So, I went to see a band play at a club. Yes, a club. But I was press covering and, quite frankly, ain't nothin' happ'nin' at church on Thursday nights. And it was Dennis Quaid's band. Why not? But that doesn't tell the full story. Did I mention the club was in Beverly Hills? Just checking.
What do you associate Beverly Hills with? Well, of course, wealthy and very attractive people who wear expensive designer clothes. Perhaps people would be there would want to see and be seen. And then there was dancing after the band. I just minded my busines moving very subtly to the music.
Suddenly a man walked up to me out of nowhere and took my hands...
Man: Hey, do you want to dance?
Me: Sure, OK.
Man: Wow, you're so pretty.
What is that smell?
Man: Are you an actress?
Man: You should be. You're beautiful. And you're wearing a pretty flower in your hair.
OMG, what's that smell?
Me: No, I don't want to be.
Man: You really should be. I'm an actor and a director.

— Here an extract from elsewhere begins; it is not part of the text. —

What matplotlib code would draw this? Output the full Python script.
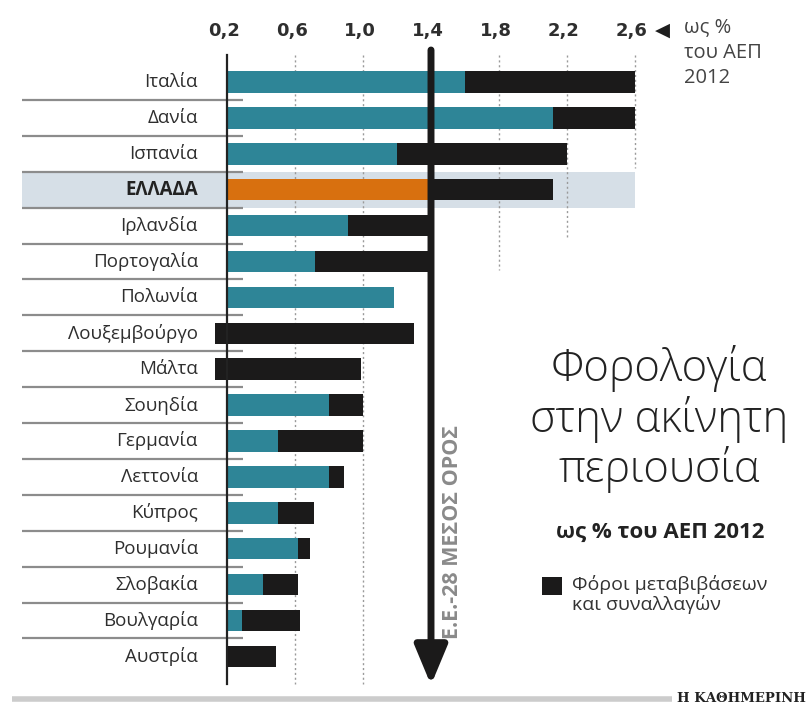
import matplotlib
matplotlib.use("Agg")
import matplotlib.pyplot as plt
from matplotlib.patches import Rectangle
import numpy as np

# ---------------- data ----------------
countries = ["Ιταλία", "Δανία", "Ισπανία", "ΕΛΛΑΔΑ", "Ιρλανδία", "Πορτογαλία",
             "Πολωνία", "Λουξεμβούργο", "Μάλτα", "Σουηδία", "Γερμανία", "Λεττονία",
             "Κύπρος", "Ρουμανία", "Σλοβακία", "Βουλγαρία", "Αυστρία"]
# end of recurrent property tax segment (teal) and total (end of black segment)
recurrent = [1.60, 2.12, 1.20, 1.39, 0.91, 0.72, 1.18, 0.13, 0.13, 0.80, 0.50, 0.80,
             0.50, 0.62, 0.41, 0.29, 0.20]
total = [2.60, 2.60, 2.20, 2.12, 1.41, 1.40, 1.18, 1.30, 0.99, 1.00, 1.00, 0.89,
         0.71, 0.69, 0.62, 0.63, 0.49]
ticks = [0.2, 0.6, 1.0, 1.4, 1.8, 2.2, 2.6]
tick_labels = ["0,2", "0,6", "1,0", "1,4", "1,8", "2,2", "2,6"]
eu_avg = 1.4
highlight = "ΕΛΛΑΔΑ"

TEAL = "#2e8597"
ORANGE = "#d8700f"
BLACK = "#1b1a1a"
BAND = "#d6dfe7"
GREY_LINE = "#8c8c8c"
TXT = "#2e2e2e"

plt.rcParams['font.family'] = ['Open Sans', 'DejaVu Sans']

W, H = 806, 707
fig = plt.figure(figsize=(W / 100, H / 100), dpi=100)
ax = fig.add_axes([0, 0, 1, 1])
ax.axis("off")

X0, PPU = 227.0, 170.0      # pixel of value 0.2, pixels per unit
Y0, PPR = 82.0, 35.9        # pixel of first row centre, pixels per row


def xv(px):
    return 0.2 + (px - X0) / PPU


def yv(px):
    return (px - Y0) / PPR


ax.set_xlim(xv(0), xv(W))
ax.set_ylim(yv(H), yv(0))

n = len(countries)
ypos = np.arange(n)
rec = np.array(recurrent)
tot = np.array(total)
base = 0.2

# highlight band
gi = countries.index(highlight)
ax.add_patch(Rectangle((xv(22), gi - 0.5), xv(635) - xv(22), 1.0,
                       facecolor=BAND, edgecolor="none", zorder=0))

# row separators
for i in range(n - 1):
    ax.plot([xv(22), xv(243)], [i + 0.5, i + 0.5], color=GREY_LINE, lw=1.6,
            zorder=1, solid_capstyle="butt")

# dotted grid lines (each trimmed as in the original)
grid_bottom = {0.6: yv(684), 1.0: yv(684), 1.8: yv(270), 2.2: yv(237), 2.6: yv(168)}
for t, yb in grid_bottom.items():
    ax.plot([t, t], [yv(55), yb], color="#9a9a9a", lw=1.0, ls=(0, (1.5, 2)), zorder=0.5)

# bars
colors = [ORANGE if c == highlight else TEAL for c in countries]
teal_w = np.maximum(rec - base, 0)
ax.barh(ypos, teal_w, left=base, height=0.6, color=colors, zorder=2)
ax.barh(ypos, tot - rec, left=rec, height=0.6, color=BLACK, zorder=2)

# baseline axis
ax.plot([base, base], [yv(55), yv(684)], color="#222222", lw=1.6, zorder=3)

# top tick labels
for t, lab in zip(ticks, tick_labels):
    ax.text(t - 0.02, yv(31), lab, ha="center", va="center", fontsize=13,
            fontweight="bold", color=TXT, family=['DejaVu Sans'])

# small triangle + unit note
ax.text(xv(662), yv(30), "◀", ha="center", va="center", fontsize=14,
        color="#1e1e1e", family=['DejaVu Sans'])
ax.text(xv(684), yv(17), "ως %\nτου ΑΕΠ\n2012", ha="left", va="top", fontsize=14.5,
        color="#444444", linespacing=1.38)

# country labels
for i, c in enumerate(countries):
    bold = c == highlight
    ax.text(xv(198), i, c, ha="right", va="center", fontsize=13.5,
            color="#222222" if bold else TXT,
            fontweight="bold" if bold else "normal")

# EU-28 average arrow
ax.annotate("", xy=(eu_avg, yv(685)), xytext=(eu_avg, yv(50)),
            arrowprops=dict(arrowstyle="-|>,head_width=0.5,head_length=1.2",
                            lw=5, color=BLACK, mutation_scale=20,
                            shrinkA=0, shrinkB=0),
            zorder=4)
ax.text(xv(452), yv(532), "Ε.Ε.-28 ΜΕΣΟΣ ΟΡΟΣ", rotation=90, ha="center",
        va="center", fontsize=15.5, fontweight="bold", color="#8a8a8a")

# title block
ax.text(xv(659), yv(345), "Φορολογία\nστην ακίνητη\nπεριουσία", ha="center",
        va="top", fontsize=31.5, fontweight="light", color="#222222", linespacing=1.1)
ax.text(xv(660), yv(532), "ως % του ΑΕΠ 2012", ha="center", va="center",
        fontsize=16, fontweight="bold", color="#222222")

# legend
ax.add_patch(Rectangle((xv(542), yv(577)), xv(562) - xv(542), yv(595) - yv(577),
                       facecolor=BLACK, edgecolor="none"))
ax.text(xv(572), yv(575), "Φόροι μεταβιβάσεων\nκαι συναλλαγών", ha="left", va="top",
        fontsize=14, color="#333333", linespacing=1.1)

# footer
ax.plot([xv(12), xv(672)], [yv(699), yv(699)], color="#cccccc", lw=4,
        solid_capstyle="butt")
ax.text(xv(806), yv(699), "Η ΚΑΘΗΜΕΡΙΝΗ", ha="right", va="center", fontsize=9.5,
        fontweight="bold", color="#222222", family=['DejaVu Serif'])

fig.savefig("out.png", dpi=100)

Wow, he's really laying it on thick.
Man: So do you live around here?
Man: Where do you live?
I back away just a little bit. First, I hate yelling in clubs. Second,dear God, he really smelled. It reached 100 degrees that day, but it didn't quite explain what offense hit my nostrils. He reeked as if he had worn the same suit for two weeks without showering. Or brushing his teeth.
There was no way that this guy wearing a non-designer suit and unfortunate shoes plus severe BO was going anywhere in this town. Thank God my silence seemed to work. He turned around and looked at the dance floor. Then he turned back to me at the end of the song.
Man: Thanks so much for this dance. Have a wonderful evening.
Hallelujah! I left the club laughing and feeling sorry for him a bit. Wow, if he's an actor, he's only acting like he's taking showers. And if he's a director, he should direct himself to take a real shower, use some real deodorant, and also have his suit dry cleaned. Seriously, people, I was ready to puke!